Monday, December 11, 2017

Mad Idolatry

The Orville wrapped up its first season this past week. (And amazingly, FOX has seen fit to renew a science fiction series without blockbuster ratings for a second season.) It went out on a strong note with "Mad Idolatry."

The ship discovers an unusual planet that spends half its orbit in our universe and half in another. Commander Grayson explores the surface as her crashed shuttle is being repaired, and accidentally interacts with the local primitive population before the shuttle can depart. But when the planet vanishes and reappears, the full import of what has happened becomes clear. Time passes differently in the other universe, and 700 years have gone by during the 11 days it was gone. And in those centuries, and entire religion has sprung up around that one chance interaction, deifying Grayson and altering the entire culture.

Star Trek has played around with some of these ideas before, of course -- the culture that experiences time faster than humans, the culture that perceives a crewmember as a god figure. They even mashed these two ideas together a bit in a Voyager episode called "Blink of an Eye," which I now vaguely remember as being decent, but didn't actually remember at all when I was watching this episode of The Orville. And that, I think, may be because The Orville managed to put the parts together in its own unique and interesting way.
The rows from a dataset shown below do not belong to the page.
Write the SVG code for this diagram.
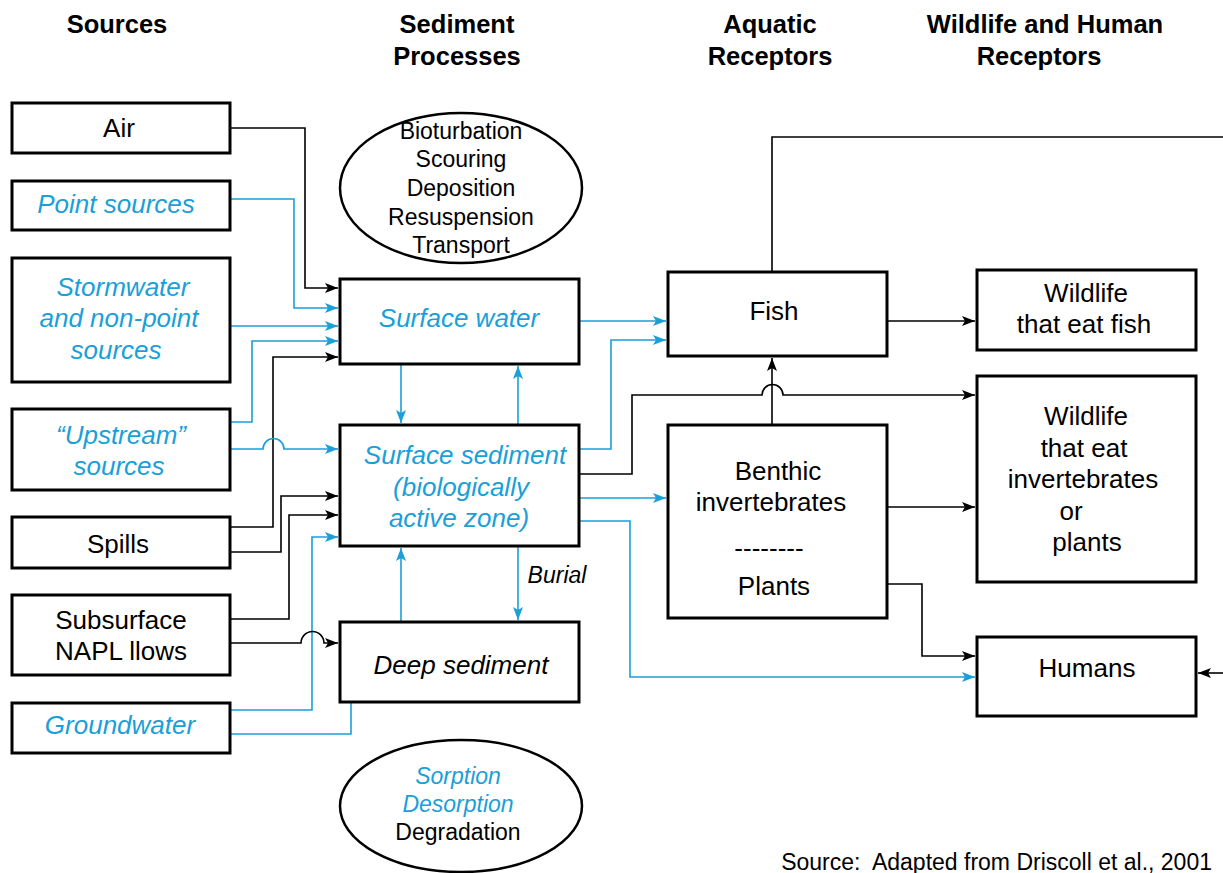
<svg xmlns="http://www.w3.org/2000/svg" width="1223" height="873" viewBox="0 0 1223 873">
<style>
.box{fill:#fff;stroke:#000;stroke-width:3}
.ell{fill:#fff;stroke:#000;stroke-width:2.5}
.t{font-family:"Liberation Sans",Arial,sans-serif;font-size:26px;fill:#000;text-anchor:middle}
.h{font-family:"Liberation Sans",Arial,sans-serif;font-size:25.5px;font-weight:bold;fill:#000;text-anchor:middle}
.e{font-family:"Liberation Sans",Arial,sans-serif;font-size:23px;fill:#000;text-anchor:middle}
text.b{fill:#1a9fd9;font-style:italic}
.k{fill:none;stroke:#000;stroke-width:1.6}
.c{fill:none;stroke:#1a9fd9;stroke-width:1.6}
.ka{marker-end:url(#ak)}
.ca{marker-end:url(#ac)}
</style>
<defs>
<marker id="ak" markerUnits="userSpaceOnUse" markerWidth="14" markerHeight="10" refX="13" refY="5" orient="auto"><path d="M0,0 L13,5 L0,10 L3,5 z" fill="#000"/></marker>
<marker id="ac" markerUnits="userSpaceOnUse" markerWidth="14" markerHeight="10" refX="13" refY="5" orient="auto"><path d="M0,0 L13,5 L0,10 L3,5 z" fill="#1a9fd9"/></marker>
</defs>
<rect width="1223" height="873" fill="#fff"/>
<g id="headers">
<text class="h" x="117" y="33">Sources</text>
<text class="h" x="457" y="33">Sediment</text>
<text class="h" x="457" y="65">Processes</text>
<text class="h" x="770" y="33">Aquatic</text>
<text class="h" x="770" y="65">Receptors</text>
<text class="h" x="1045" y="33">Wildlife and Human</text>
<text class="h" x="1039" y="65">Receptors</text>
</g>
<g id="connectors">
<path class="k ka" d="M230,128 H305 V288 H338"/>
<path class="c ca" d="M230,199 H294 V308 H338"/>
<path class="c ca" d="M230,326 H338"/>
<path class="c ca" d="M230,422 H252 V341 H338"/>
<path class="k ka" d="M230,527 H273 V357 H338"/>
<path class="c ca" d="M230,449 H263 A10.5,10.5 0 0 1 284,449 H338"/>
<path class="k ka" d="M230,552 H281 V496 H338"/>
<path class="k ka" d="M230,619 H289 V515 H338"/>
<path class="c ca" d="M230,710 H312 V537 H338"/>
<path class="c" d="M230,734 H351 V702"/>
<path class="k ka" d="M230,643 H301 A11.5,11.5 0 0 1 324,643 H338"/>
<path class="c ca" d="M401,364 V423"/>
<path class="c ca" d="M518,425 V366"/>
<path class="c ca" d="M401,622 V548"/>
<path class="c ca" d="M518,546 V620"/>
<path class="c ca" d="M579,321 H666"/>
<path class="c ca" d="M579,449 H611 V340 H666"/>
<path class="c ca" d="M579,498 H666"/>
<path class="c ca" d="M579,521 H630 V677 H975"/>
<path class="k ka" d="M579,474 H632 V395 H762 A10.5,10.5 0 0 1 783,395 H975"/>
<path class="k ka" d="M772,425 V358"/>
<path class="k" d="M772,272 V137 H1223"/>
<path class="k ka" d="M887,321 H975"/>
<path class="k ka" d="M887,507 H975"/>
<path class="k ka" d="M887,584 H922 V656 H975"/>
<path class="k ka" d="M1223,673 H1198"/>
</g>
<g id="n_air"><rect class="box" x="12" y="103" width="218" height="50"/><text class="t" x="119" y="137">Air</text></g>
<g id="n_point"><rect class="box" x="12" y="181" width="218" height="49"/><text class="t b" x="116" y="213">Point sources</text></g>
<g id="n_storm"><rect class="box" x="12" y="258" width="218" height="124"/><text class="t b" x="123" y="296">Stormwater</text><text class="t b" x="119" y="327">and non-point</text><text class="t b" x="116" y="359">sources</text></g>
<g id="n_upstream"><rect class="box" x="12" y="409" width="218" height="81"/><text class="t b" x="121" y="444">“Upstream”</text><text class="t b" x="119" y="475">sources</text></g>
<g id="n_spills"><rect class="box" x="12" y="517" width="218" height="51"/><text class="t" x="118" y="553">Spills</text></g>
<g id="n_subsurface"><rect class="box" x="12" y="595" width="218" height="80"/><text class="t" x="121" y="629">Subsurface</text><text class="t" x="121" y="660">NAPL llows</text></g>
<g id="n_groundwater"><rect class="box" x="12" y="703" width="218" height="50"/><text class="t b" x="120" y="734">Groundwater</text></g>
<g id="n_processes"><ellipse class="ell" cx="461" cy="188" rx="121" ry="75"/><text class="e" x="461" y="139">Bioturbation</text><text class="e" x="461" y="167">Scouring</text><text class="e" x="461" y="196">Deposition</text><text class="e" x="461" y="225">Resuspension</text><text class="e" x="461" y="253">Transport</text></g>
<g id="n_surfacewater"><rect class="box" x="340" y="279" width="239" height="85"/><text class="t b" x="459" y="327">Surface water</text></g>
<g id="n_surfacesed"><rect class="box" x="340" y="425" width="239" height="121"/><text class="t b" x="465" y="464">Surface sediment</text><text class="t b" x="461" y="496">(biologically</text><text class="t b" x="459" y="527">active zone)</text></g>
<g id="n_burial"><text class="t" x="557" y="583" style="font-size:23px;font-style:italic">Burial</text></g>
<g id="n_deepsed"><rect class="box" x="340" y="622" width="239" height="80"/><text class="t" x="461" y="674" style="font-style:italic">Deep sediment</text></g>
<g id="n_sorption"><ellipse class="ell" cx="461" cy="806" rx="121" ry="66"/><text class="e b" x="458" y="784">Sorption</text><text class="e b" x="458" y="812">Desorption</text><text class="e" x="458" y="840">Degradation</text></g>
<g id="n_fish"><rect class="box" x="668" y="272" width="219" height="84"/><text class="t" x="774" y="320">Fish</text></g>
<g id="n_benthic"><rect class="box" x="668" y="425" width="219" height="193"/><text class="t" x="778" y="480">Benthic</text><text class="t" x="771" y="511">invertebrates</text><text class="t" x="769" y="557">--------</text><text class="t" x="774" y="595">Plants</text></g>
<g id="n_wfish"><rect class="box" x="977" y="270" width="219" height="80"/><text class="t" x="1086" y="302">Wildlife</text><text class="t" x="1084" y="333">that eat fish</text></g>
<g id="n_winv"><rect class="box" x="977" y="376" width="219" height="206"/><text class="t" x="1086" y="425">Wildlife</text><text class="t" x="1084" y="457">that eat</text><text class="t" x="1083" y="488">invertebrates</text><text class="t" x="1071" y="520">or</text><text class="t" x="1087" y="551">plants</text></g>
<g id="n_humans"><rect class="box" x="977" y="637" width="219" height="79"/><text class="t" x="1087" y="677">Humans</text></g>
<g id="source"><text x="1212" y="870" xml:space="preserve" style="font-family:'Liberation Sans',Arial,sans-serif;font-size:23px;text-anchor:end">Source:  Adapted from Driscoll et al., 2001</text></g>
</svg>
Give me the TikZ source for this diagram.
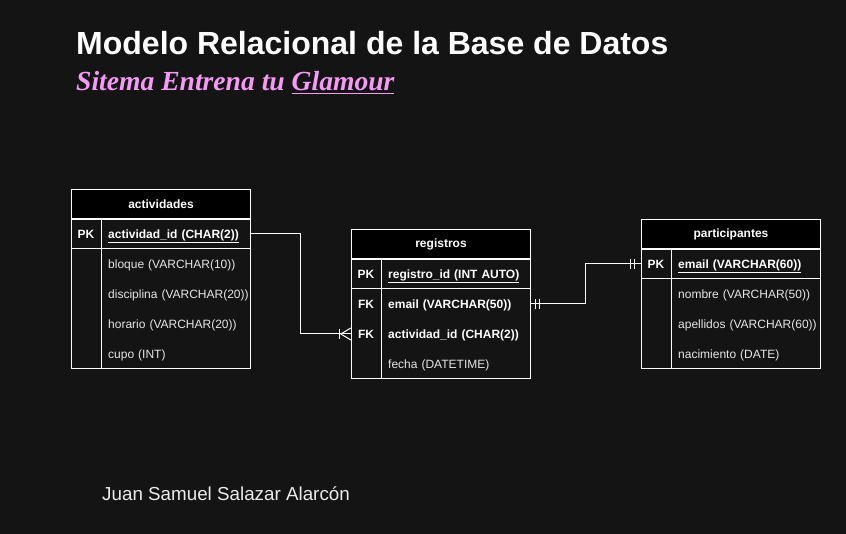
\documentclass[tikz,border=0pt]{standalone}
\usepackage{fontspec}
\setmainfont{Liberation Sans}
\newfontfamily\serifbi{Liberation Serif}
\definecolor{bg}{HTML}{141414}
\definecolor{pinkt}{HTML}{F59AF5}
\definecolor{fldc}{HTML}{E6E6E6}
\begin{document}
\begin{tikzpicture}[x=1pt,y=-1pt,
  hdr/.style={draw=white, fill=black, line width=1pt, minimum width=179pt, minimum height=30pt, anchor=north west, inner sep=0pt, font=\fontsize{12}{14}\selectfont\bfseries, text=white},
  keyc/.style={minimum width=30pt, minimum height=30pt, inner sep=0pt, font=\fontsize{12}{14}\selectfont\bfseries, text=white},
  fld/.style={anchor=west, text width=142pt, text height=10.4pt, text depth=2.2pt, inner xsep=0pt, inner ysep=0pt, minimum height=30pt, align=left, font=\fontsize{12}{14}\selectfont, text=fldc},
  fldb/.style={fld, font=\fontsize{12}{14}\selectfont\bfseries, text=white},
  tbl/.style={draw=white, line width=1pt},
  conn/.style={draw=white, line width=1pt}]
\fill[bg] (0,0) rectangle (846,534);
\useasboundingbox (0,0) rectangle (846,534);

% titles
\node[anchor=base west, inner sep=0pt, font=\fontsize{32}{36}\selectfont\bfseries, text=white] (title) at (76,55) {Modelo Relacional de la Base de Datos};
\node[anchor=base west, inner sep=0pt, font=\serifbi\fontsize{27.6}{30}\selectfont\bfseries\itshape, text=pinkt] (sub) at (76,91) {Sitema Entrena tu \underline{Glamour}};
\node[anchor=base west, inner sep=0pt, font=\fontsize{18.8}{22}\selectfont, text=white!92!black] (author) at (102,500) {Juan Samuel Salazar Alarcón};

% actividades
\node[hdr] (act) at (71,189) {actividades};
\draw[tbl] (71,219) rectangle (250,369);
\draw[tbl] (71,249) -- (250,249);
\draw[tbl] (101,219) -- (101,369);
\node[keyc] (act-k1) at (86,234) {PK};
\node[fldb] (act-f1) at (108,234) {\underline{actividad\_id (CHAR(2))}};
\node[fld] (act-f2) at (108,264) {bloque (VARCHAR(10))};
\node[fld] (act-f3) at (108,294) {disciplina (VARCHAR(20))};
\node[fld] (act-f4) at (108,324) {horario (VARCHAR(20))};
\node[fld] (act-f5) at (108,354) {cupo (INT)};

% registros
\node[hdr] (reg) at (351,229) {registros};
\draw[tbl] (351,259) rectangle (530,379);
\draw[tbl] (351,289) -- (530,289);
\draw[tbl] (381,259) -- (381,379);
\node[keyc] (reg-k1) at (366,274) {PK};
\node[keyc] (reg-k2) at (366,304) {FK};
\node[keyc] (reg-k3) at (366,334) {FK};
\node[fldb] (reg-f1) at (388,274) {\underline{registro\_id (INT AUTO)}};
\node[fldb] (reg-f2) at (388,304) {email (VARCHAR(50))};
\node[fldb] (reg-f3) at (388,334) {actividad\_id (CHAR(2))};
\node[fld] (reg-f4) at (388,364) {fecha (DATETIME)};

% participantes
\node[hdr] (par) at (641,219) {participantes};
\draw[tbl] (641,249) rectangle (820,369);
\draw[tbl] (641,279) -- (820,279);
\draw[tbl] (671,249) -- (671,369);
\node[keyc] (par-k1) at (656,264) {PK};
\node[fldb] (par-f1) at (678,264) {\underline{email (VARCHAR(60))}};
\node[fld] (par-f2) at (678,294) {nombre (VARCHAR(50))};
\node[fld] (par-f3) at (678,324) {apellidos (VARCHAR(60))};
\node[fld] (par-f4) at (678,354) {nacimiento (DATE)};

% connectors
\draw[conn] (act-f1.east) -- ++(50,0) |- (reg-k3.west);
\draw[conn] ([xshift=-11pt,yshift=5pt]reg-k3.west) -- ([xshift=-11pt,yshift=-5pt]reg-k3.west);
\draw[conn] ([yshift=6pt]reg-k3.west) -- ([xshift=-10pt]reg-k3.west) -- ([yshift=-6pt]reg-k3.west);

\draw[conn] (reg-f2.east) -- ++(55,0) |- (par-k1.west);
\draw[conn] ([xshift=5pt,yshift=5pt]reg-f2.east) -- ([xshift=5pt,yshift=-5pt]reg-f2.east);
\draw[conn] ([xshift=9pt,yshift=5pt]reg-f2.east) -- ([xshift=9pt,yshift=-5pt]reg-f2.east);
\draw[conn] ([xshift=-10pt,yshift=5pt]par-k1.west) -- ([xshift=-10pt,yshift=-5pt]par-k1.west);
\draw[conn] ([xshift=-6pt,yshift=5pt]par-k1.west) -- ([xshift=-6pt,yshift=-5pt]par-k1.west);
\end{tikzpicture}
\end{document}
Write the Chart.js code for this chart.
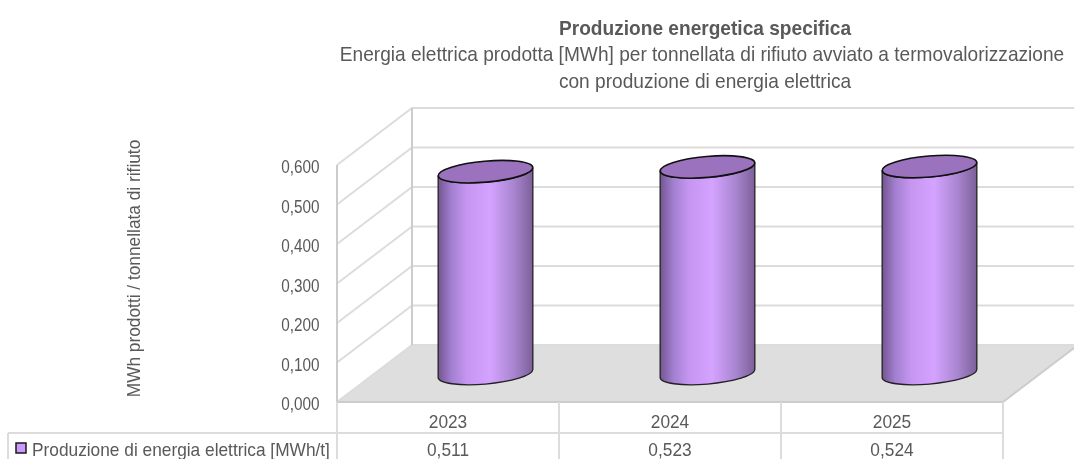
<!DOCTYPE html>
<html>
<head>
<meta charset="utf-8">
<style>
  html, body { margin: 0; padding: 0; background: #fff; overflow: hidden; }
  canvas { display: block; }
</style>
<script src="https://cdn.jsdelivr.net/npm/chart.js@4"></script>
</head>
<body>
<canvas id="chart" width="1074" height="459"></canvas>
<script>
const categories = ["2023", "2024", "2025"];
const seriesName = "Produzione di energia elettrica [MWh/t]";
const seriesValues = [0.511, 0.523, 0.524];
const tableLabels = ["0,511", "0,523", "0,524"];
const titleBold = "Produzione energetica specifica";
const titleLines = [
  "Energia elettrica prodotta [MWh] per tonnellata di rifiuto avviato a termovalorizzazione",
  "con produzione di energia elettrica",
];
const yAxisTitle = "MWh prodotti / tonnellata di rifiuto";

const FONT = '"Liberation Sans", Arial, sans-serif';
const TEXT = "#595959";
const GRID = "#dcdcdc";
// shift of the back wall against the front plane
const DEPTH_X = 75;
const DEPTH_Y = -57;
// the original text is a condensed face, so squeeze to this ratio of natural width
const SQUEEZE = 0.91;

function label(ctx, text, x, y, font, squeeze) {
  ctx.font = font;
  ctx.fillText(text, x, y, ctx.measureText(text).width * (squeeze || SQUEEZE));
}

const wallsPlugin = {
  id: "walls",
  beforeDatasetsDraw(chart) {
    const { ctx, chartArea: a, scales } = chart;
    ctx.save();
    // floor
    ctx.fillStyle = "#dedede";
    ctx.beginPath();
    ctx.moveTo(a.left, a.bottom);
    ctx.lineTo(a.left + DEPTH_X, a.bottom + DEPTH_Y);
    ctx.lineTo(a.right + DEPTH_X, a.bottom + DEPTH_Y);
    ctx.lineTo(a.right, a.bottom);
    ctx.closePath();
    ctx.fill();
    ctx.strokeStyle = GRID;
    ctx.lineWidth = 2;
    scales.y.ticks.forEach((t) => {
      const y = scales.y.getPixelForValue(t.value);
      ctx.beginPath();
      ctx.moveTo(a.left, y);
      ctx.lineTo(a.left + DEPTH_X, y + DEPTH_Y);
      ctx.lineTo(chart.width, y + DEPTH_Y);
      ctx.stroke();
    });
    // wall edges
    ctx.strokeStyle = "#cccccc";
    ctx.lineWidth = 2;
    ctx.beginPath();
    ctx.moveTo(a.left, a.top);
    ctx.lineTo(a.left, a.bottom);
    ctx.moveTo(a.left + DEPTH_X, a.top + DEPTH_Y);
    ctx.lineTo(a.left + DEPTH_X, a.bottom + DEPTH_Y);
    ctx.moveTo(a.right, a.bottom);
    ctx.lineTo(a.right + DEPTH_X, a.bottom + DEPTH_Y);
    ctx.moveTo(a.left, a.bottom);
    ctx.lineTo(a.right, a.bottom);
    ctx.stroke();
    ctx.restore();
  },
  afterDatasetsDraw(chart) {
    const { ctx } = chart;
    const tilt = (-5 * Math.PI) / 180;
    const ry = 10.5;
    chart.getDatasetMeta(0).data.forEach((bar) => {
      const cx = bar.x + DEPTH_X / 2;
      const yTop = bar.y + DEPTH_Y / 2;
      const yBase = bar.base + DEPTH_Y / 2;
      const rx = bar.width / 2;
      const grad = ctx.createLinearGradient(cx - rx, 0, cx + rx, 0);
      grad.addColorStop(0, "#73558f");
      grad.addColorStop(0.14, "#a27fd0");
      grad.addColorStop(0.3, "#c595f0");
      grad.addColorStop(0.55, "#d4a3ff");
      grad.addColorStop(0.8, "#a885cf");
      grad.addColorStop(1, "#7c5f98");
      ctx.save();
      ctx.lineWidth = 1.3;
      ctx.strokeStyle = "#222222";
      ctx.fillStyle = grad;
      ctx.beginPath();
      ctx.ellipse(cx, yBase, rx, ry, tilt, 0.02, Math.PI + 0.02);
      ctx.ellipse(cx, yTop, rx, ry, tilt, Math.PI + 0.02, 0.02, true);
      ctx.closePath();
      ctx.fill();
      ctx.stroke();
      ctx.lineWidth = 1.6;
      ctx.strokeStyle = "#111111";
      ctx.fillStyle = "#9b72bd";
      ctx.beginPath();
      ctx.ellipse(cx, yTop, rx, ry, tilt, 0, Math.PI * 2);
      ctx.fill();
      ctx.stroke();
      ctx.restore();
    });
  },
  afterDraw(chart) {
    const { ctx, chartArea: a, scales } = chart;
    ctx.save();
    // data table
    const rowY = 433;
    ctx.strokeStyle = GRID;
    ctx.lineWidth = 2;
    ctx.beginPath();
    ctx.moveTo(8, rowY);
    ctx.lineTo(a.right, rowY);
    ctx.moveTo(8, rowY);
    ctx.lineTo(8, chart.height);
    ctx.moveTo(a.left, a.bottom);
    ctx.lineTo(a.left, chart.height);
    categories.forEach((c, i) => {
      const x = a.left + ((i + 1) * a.width) / categories.length;
      ctx.moveTo(x, a.bottom);
      ctx.lineTo(x, chart.height);
    });
    ctx.stroke();

    ctx.fillStyle = TEXT;
    ctx.textBaseline = "alphabetic";
    // y ticks
    ctx.textAlign = "right";
    scales.y.ticks.forEach((t) => {
      label(ctx, t.label, 319.5, scales.y.getPixelForValue(t.value) + 8, "18px " + FONT, 0.85);
    });
    // categories and values
    ctx.textAlign = "center";
    categories.forEach((c, i) => {
      const x = scales.x.getPixelForValue(i);
      label(ctx, c, x, 428, "19px " + FONT);
      label(ctx, tableLabels[i], x, 456, "19px " + FONT);
    });
    ctx.textAlign = "left";
    label(ctx, seriesName, 32, 455.5, "19px " + FONT);
    // legend key
    ctx.fillStyle = "#cc99ff";
    ctx.strokeStyle = "#1a1a1a";
    ctx.lineWidth = 1.5;
    ctx.fillRect(16, 443, 10, 10);
    ctx.strokeRect(16, 443, 10, 10);
    // titles
    ctx.fillStyle = TEXT;
    ctx.textAlign = "center";
    label(ctx, titleBold, 705, 34.5, "bold 21px " + FONT);
    label(ctx, titleLines[0], 702, 61, "21px " + FONT);
    label(ctx, titleLines[1], 705, 88, "21px " + FONT);
    // y axis title
    ctx.translate(140, 268.5);
    ctx.rotate(-Math.PI / 2);
    label(ctx, yAxisTitle, 0, 0, "19px " + FONT);
    ctx.restore();
  },
};

new Chart(document.getElementById("chart"), {
  type: "bar",
  data: {
    labels: categories,
    datasets: [
      {
        label: seriesName,
        data: seriesValues,
        backgroundColor: "transparent",
        borderWidth: 0,
        barPercentage: 0.428,
        categoryPercentage: 1,
      },
    ],
  },
  options: {
    responsive: false,
    animation: false,
    layout: { padding: { top: 165, right: 71 } },
    plugins: {
      legend: { display: false },
      title: { display: false },
      tooltip: { enabled: false },
    },
    scales: {
      x: {
        grid: { display: false, drawTicks: false },
        border: { display: false },
        ticks: { display: false },
        afterFit: (scale) => { scale.height = 57; },
      },
      y: {
        min: 0,
        max: 0.6,
        grid: { display: false, drawTicks: false },
        border: { display: false },
        ticks: {
          display: false,
          stepSize: 0.1,
          callback: (v) => v.toFixed(3).replace(".", ","),
        },
        afterFit: (scale) => { scale.width = 337; },
      },
    },
  },
  plugins: [wallsPlugin],
});
</script>
</body>
</html>
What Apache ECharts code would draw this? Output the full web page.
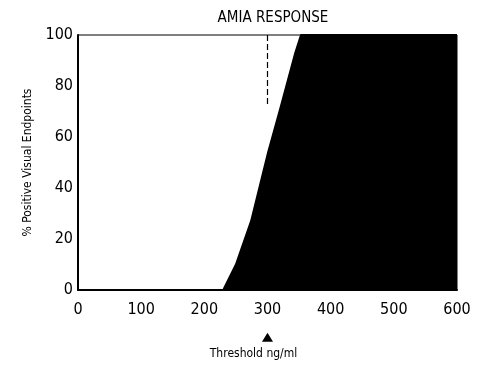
<!DOCTYPE html>
<html><head><meta charset="utf-8">
<script src="https://cdn.jsdelivr.net/npm/echarts@6/dist/echarts.min.js"></script>
<style>html,body{margin:0;padding:0;background:#fff}#c{width:485px;height:367px}</style>
</head><body><div id="c"></div>
<script>
const thresholds = [0, 230, 250, 274, 301, 320, 344, 353, 600];
const percentPositive = [0, 0, 10, 27, 54, 71, 93, 100, 100];
const xTicks = [0, 100, 200, 300, 400, 500, 600];
const yTicks = [0, 20, 40, 60, 80, 100];
const cutoffLine = [[300, 100], [300, 72]];
const cutoffMarker = [[300, -18.5]];
const FONT = "'Liberation Sans Narrow','DejaVu Sans Condensed','DejaVu Sans',sans-serif";

const chart = echarts.init(document.getElementById('c'), null, {renderer: 'canvas'});
chart.setOption({
  animation: false,
  backgroundColor: '#fff',
  title: {
    text: 'AMIA RESPONSE', left: 268, top: 6, textAlign: 'center',
    textStyle: {fontFamily: FONT, fontSize: 15, fontWeight: 'normal', color: '#000'}
  },
  grid: {left: 78, right: 28, top: 35, bottom: 77, show: true, borderColor: '#000', borderWidth: 1, backgroundColor: 'transparent'},
  xAxis: {
    type: 'value', min: xTicks[0], max: xTicks[xTicks.length - 1], interval: 100,
    name: 'Threshold ng/ml', nameLocation: 'middle', nameGap: 58,
    nameTextStyle: {fontFamily: FONT, fontSize: 12, color: '#000', padding: [0, 28, 0, 0]},
    axisLine: {show: true, lineStyle: {color: '#000', width: 2}},
    axisTick: {show: false},
    splitLine: {show: false},
    axisLabel: {fontFamily: FONT, fontSize: 16, color: '#000', margin: 12}
  },
  yAxis: {
    type: 'value', min: yTicks[0], max: yTicks[yTicks.length - 1], interval: 20,
    name: '% Positive Visual Endpoints', nameLocation: 'middle', nameGap: 44, nameRotate: 90,
    nameTextStyle: {fontFamily: FONT, fontSize: 12, color: '#000'},
    axisLine: {show: true, lineStyle: {color: '#000', width: 2}},
    axisTick: {show: false},
    splitLine: {show: false},
    axisLabel: {fontFamily: FONT, fontSize: 16, color: '#000', margin: 5}
  },
  series: [
    {
      type: 'line',
      data: thresholds.map((x, i) => [x, percentPositive[i]]),
      symbol: 'none',
      lineStyle: {color: '#000', width: 2},
      areaStyle: {color: '#000', opacity: 1},
      markLine: {
        silent: true, symbol: 'none', label: {show: false},
        lineStyle: {color: '#000', type: [6, 3], width: 1.2},
        data: [[{coord: cutoffLine[0]}, {coord: cutoffLine[1]}]]
      }
    },
    {
      type: 'scatter', data: cutoffMarker, symbol: 'triangle', symbolSize: [11, 9],
      itemStyle: {color: '#000', opacity: 1}, clip: false, silent: true
    }
  ]
});
</script></body></html>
The emphasis here was more personal than the clever sci-fi trappings: it was squarely on Grayson and the guilt she felt over the interference she'd caused. It's one thing to feel badly about violence carried out in the name of a religion, and quite another to feel it's being done in your name. I liked that the story wasn't principally about the series' substitute for "the Prime Directive," it was about the emotional toll on Grayson.

The episode also cleverly used Isaac in the story by sending him down to the planet to spend 700 years in its alternate universe. The Voyager episode did something similar with the Doctor, I recall, but on a far less extreme time scale. That makes a difference -- or, at least, it will if the writers actually allow Isaac to be a different character after this. If the passage of 700 years doesn't change him in any way, then it's basically saying he's a character beyond any capacity for growth or change at all, which is a rather big dramatic liability.

The ending sort of out-Star Trekked Star Trek, in a way, as the now-evolved aliens came to deliver the moral message to our heroes, rather than the other way around. Religion is going to spring up around something, they wisely noted, so Grayson should not feel responsible that their planet's centered around her. It was an interesting tweak of the Prime Directive's nose, putting the notion out there that maybe the heroic explorers we follow in these shows can't really change things as much as they think.

And it all played out against the backdrop of Mercer and Grayson exploring whether or not to renew their romantic relationship. I liked seeing this story addressed. The Orville is, of course, most similar to The Next Generation among all the Star Trek shows, and that show was notably stingy about this sort of material. It had meaningful character back stories in place pairing Riker and Troi, and potentially pairing Crusher and Picard, but generally pulled away from dealing with them. The Orville dived right in, and when at the end of the episode the decision was reached not to pursue any relationship, it made sense for the characters. "Doing nothing" was the consequence of something, rather than simply ignoring a potential story.

I'd give this installment of The Orville a B+. Though the series never really rose to truly lofty heights during its first season, it did serve up enough "pretty good" episodes to be worth the time. I'll be back for more when it returns next season.